Meanwhile, House Speaker John Boehner (R-Ohio) and Majority Leader Eric Cantor (R-Va.) wrote President Obama ahead of his Thursday speech to a joint session of Congress.  In their letter, they stated:

“We are not opposed to initiatives to repair and improve infrastructure,” they wrote, saying they favor repeal of a current requirement for 10 percent of highway funds to be spent on items such as museums or bike trails.

If Congress can get moving on this, our construction workers can then get moving and eventually we will all be moving more freely on an improved highway system capable of handling America’s 21st century needs.

Fortune magazine’s July 1 issue celebrating Independence Day included a wide-ranging list of “100 Great Things About America.” Coming in at second place, right behind “Opportunity,” was “The Interstate Highway System.”  Showing what an integral part of American life it has become over the past half a century, the magazine only needed to publish the following words for this choice to resonate with its readers:

“Road trip! Jack Kerouac, Hunter S. Thompson, Chevy Chase — and you.”
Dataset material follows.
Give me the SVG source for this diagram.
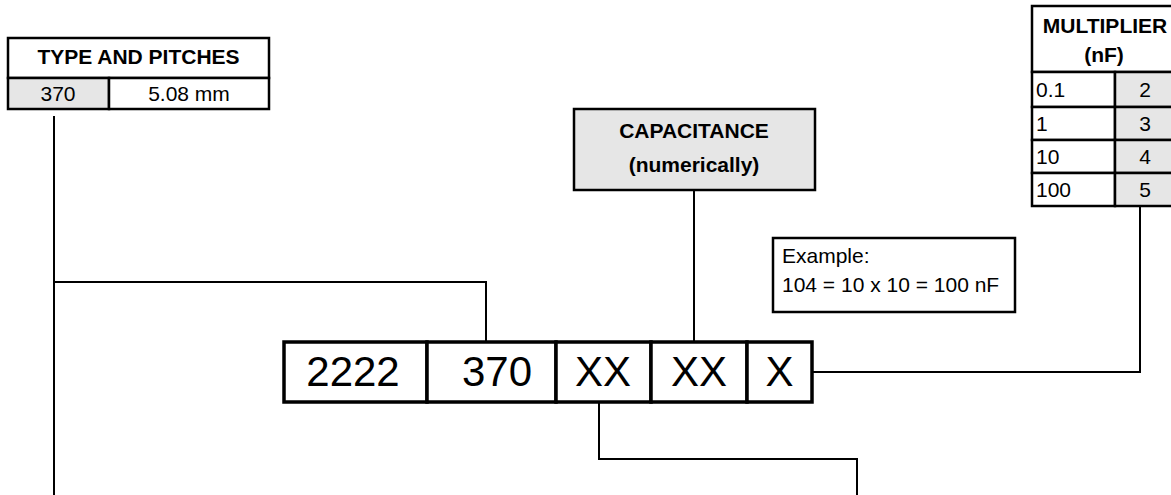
<svg xmlns="http://www.w3.org/2000/svg" width="1171" height="495" viewBox="0 0 1171 495">
  <style>
    .cell { fill: #ffffff; stroke: #000; stroke-width: 2.5; }
    .shade { fill: #e6e6e6; stroke: #000; stroke-width: 2.5; }
    .code { fill: #ffffff; stroke: #000; stroke-width: 3.5; }
    .wire { fill: none; stroke: #000; stroke-width: 2; }
    text { font-family: "Liberation Sans", Arial, sans-serif; fill: #000; }
    .hd { font-size: 21px; font-weight: bold; text-anchor: middle; }
    .tx { font-size: 21px; }
    .mid { text-anchor: middle; }
    .big { font-size: 42px; text-anchor: middle; }
  </style>

  <!-- connectors -->
  <g id="connectors">
    <path class="wire" d="M54 116 V495"/>
    <path class="wire" d="M54 282 H486 V343"/>
    <path class="wire" d="M694 190 V343"/>
    <path class="wire" d="M1140 206 V372 H812"/>
    <path class="wire" d="M599 401 V459 H857 V495"/>
  </g>

  <!-- type and pitches table -->
  <g id="type-pitches">
    <rect class="cell" x="8" y="38" width="261" height="40"/>
    <rect class="shade" x="8" y="78" width="101" height="31"/>
    <rect class="cell" x="109" y="78" width="160" height="31"/>
    <text class="hd" x="138.5" y="64">TYPE AND PITCHES</text>
    <text class="tx mid" x="58" y="101">370</text>
    <text class="tx mid" x="189" y="101">5.08 mm</text>
  </g>

  <!-- capacitance label -->
  <g id="capacitance">
    <rect class="shade" x="574" y="109" width="241" height="81"/>
    <text class="hd" x="694" y="138">CAPACITANCE</text>
    <text class="hd" x="694" y="172">(numerically)</text>
  </g>

  <!-- multiplier table -->
  <g id="multiplier">
    <rect class="cell" x="1032" y="6" width="150" height="66"/>
    <text class="hd" x="1105" y="33">MULTIPLIER</text>
    <text class="hd" x="1104" y="62">(nF)</text>
    <rect class="cell" x="1032" y="72" width="83" height="35"/>
    <rect class="shade" x="1115" y="72" width="67" height="35"/>
    <rect class="cell" x="1032" y="107" width="83" height="33"/>
    <rect class="shade" x="1115" y="107" width="67" height="33"/>
    <rect class="cell" x="1032" y="140" width="83" height="33"/>
    <rect class="shade" x="1115" y="140" width="67" height="33"/>
    <rect class="cell" x="1032" y="173" width="83" height="33"/>
    <rect class="shade" x="1115" y="173" width="67" height="33"/>
    <text class="tx" x="1036" y="97">0.1</text>
    <text class="tx mid" x="1145" y="97">2</text>
    <text class="tx" x="1036" y="131">1</text>
    <text class="tx mid" x="1145" y="131">3</text>
    <text class="tx" x="1036" y="164">10</text>
    <text class="tx mid" x="1145" y="164">4</text>
    <text class="tx" x="1036" y="197">100</text>
    <text class="tx mid" x="1145" y="197">5</text>
  </g>

  <!-- worked example -->
  <g id="example">
    <rect class="cell" x="773" y="238" width="242" height="74"/>
    <text class="tx" x="782" y="263">Example:</text>
    <text class="tx" x="782" y="292">104 = 10 x 10 = 100 nF</text>
  </g>

  <!-- part number code -->
  <g id="code-2222">
    <rect class="code" x="284" y="342" width="143" height="60"/>
    <text class="big" x="353" y="386">2222</text>
  </g>
  <g id="code-370">
    <rect class="code" x="427" y="342" width="129" height="60"/>
    <text class="big" x="497" y="386">370</text>
  </g>
  <g id="code-xx1">
    <rect class="code" x="556" y="342" width="95" height="60"/>
    <text class="big" x="603" y="386">XX</text>
  </g>
  <g id="code-xx2">
    <rect class="code" x="651" y="342" width="96" height="60"/>
    <text class="big" x="699" y="386">XX</text>
  </g>
  <g id="code-x">
    <rect class="code" x="747" y="342" width="65" height="60"/>
    <text class="big" x="779.5" y="386">X</text>
  </g>
</svg>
House Transportation and Infrastructure Committee Chairman John Mica (R-Fla.) and his Republican colleagues on the committee unveiled the outline of their six-year multi-modal surface transportation reauthorization bill on July 7. The bill authorizes $230 billion in spending from the Highway Trust Fund between 2012 and 2017 – equal to the revenue estimated to be deposited into the HTF for that six-year period. Text of the actual legislation is not yet available and timing for its consideration by the House remains uncertain. An overview, entitled “A New Direction,” is available here.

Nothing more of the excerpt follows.